Jeremy Zawodny wrote:
On 10/14/08, *Ask Bjørn Hansen* <[EMAIL PROTECTED]
<mailto:[EMAIL PROTECTED]>> wrote:
On Oct 13, 2008, at 10:55, Jim Starkey wrote:
You are right if you think about transaction context. The
thing is most web shops, almost all, run in autocommit mode.
This is the 80% case (if not more). Of course when you run
within the context of a transaction you have an issue, I
mentioned that in my original email, but the majority case
does not do this. They fire off seven queries, get the
results, and then build a page.
Gosh, Brian, that's a pretty good argument for an aggregating
interface. Of course then they would have a single transaction
and the results would even be consistent.
I think that's missing the point a little pushing the transactions.
:-) Not using transacions isn't just being lazy; in many
applications most queries can be done safely without transactions.

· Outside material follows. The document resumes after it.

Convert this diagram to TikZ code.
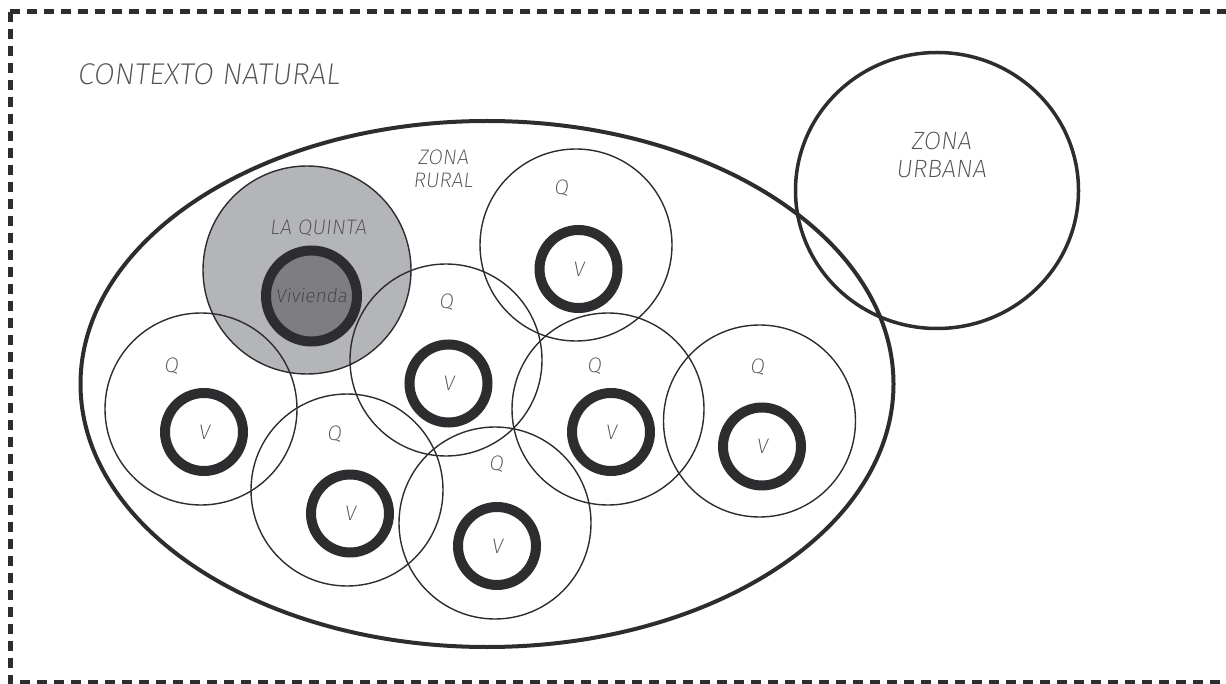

Spending any CPU cycles on them would just be wasted.
Not to mention disk I/O.
Disk I/O does not have anything to do with this. With a transactional
engine, even in autocommit mode a transaction will have to be initiated
and terminated. For readonly queries there is not much overhead
associated with this, but for update queries you will need to write log
entries for each write transaction. Grouping these operations into one
transaction may actually put less strain on the system.